## start Dataset
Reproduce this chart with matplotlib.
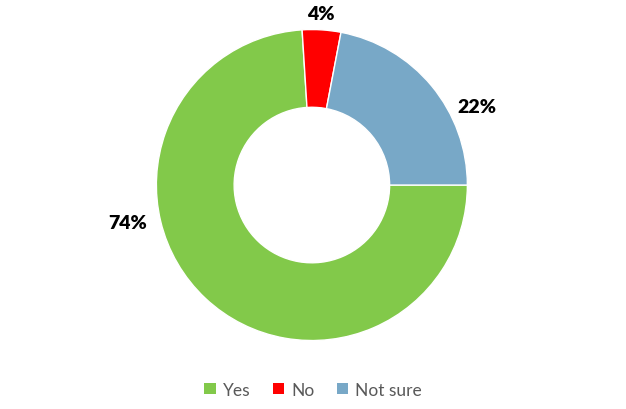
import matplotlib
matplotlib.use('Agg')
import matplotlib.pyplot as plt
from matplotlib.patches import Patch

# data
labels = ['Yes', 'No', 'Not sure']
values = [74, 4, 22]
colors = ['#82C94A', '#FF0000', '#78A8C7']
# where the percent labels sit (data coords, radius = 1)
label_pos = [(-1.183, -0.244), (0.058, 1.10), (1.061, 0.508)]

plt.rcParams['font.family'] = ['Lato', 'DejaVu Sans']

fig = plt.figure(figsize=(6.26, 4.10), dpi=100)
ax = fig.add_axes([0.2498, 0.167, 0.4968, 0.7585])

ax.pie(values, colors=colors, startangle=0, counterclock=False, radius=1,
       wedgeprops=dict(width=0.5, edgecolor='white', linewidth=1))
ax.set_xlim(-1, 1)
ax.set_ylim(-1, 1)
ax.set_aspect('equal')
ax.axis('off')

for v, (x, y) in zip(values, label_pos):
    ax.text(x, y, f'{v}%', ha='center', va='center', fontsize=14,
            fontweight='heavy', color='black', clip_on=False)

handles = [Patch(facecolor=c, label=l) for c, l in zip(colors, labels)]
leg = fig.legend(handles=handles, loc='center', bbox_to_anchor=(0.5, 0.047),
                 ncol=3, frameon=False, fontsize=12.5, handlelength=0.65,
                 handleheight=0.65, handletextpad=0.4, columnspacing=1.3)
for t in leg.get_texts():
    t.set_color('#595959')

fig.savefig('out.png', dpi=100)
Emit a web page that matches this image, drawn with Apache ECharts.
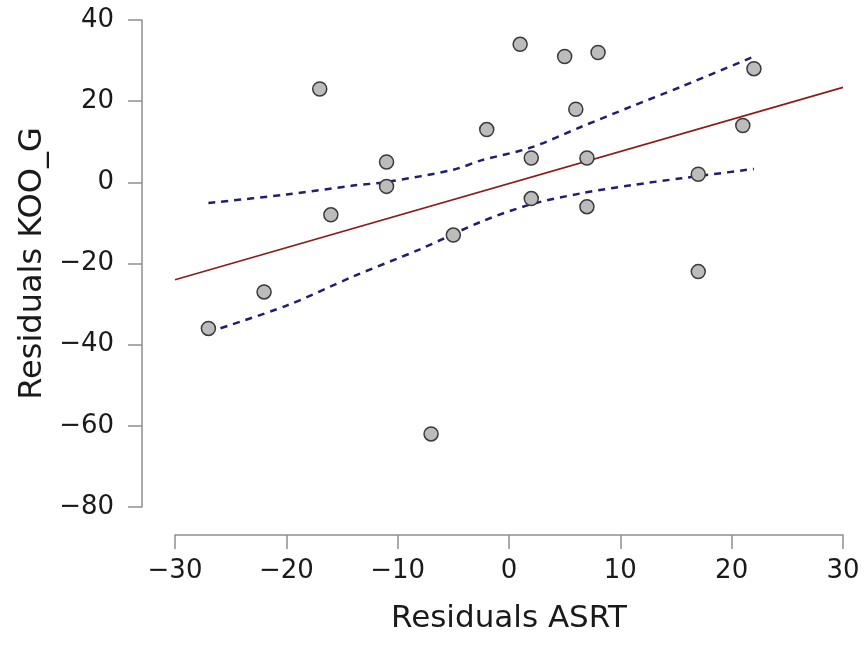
## end Dataset
— What is asked —
Only the number is wanted: how many lines contain the string "matplotlib"?

— Answer below —
5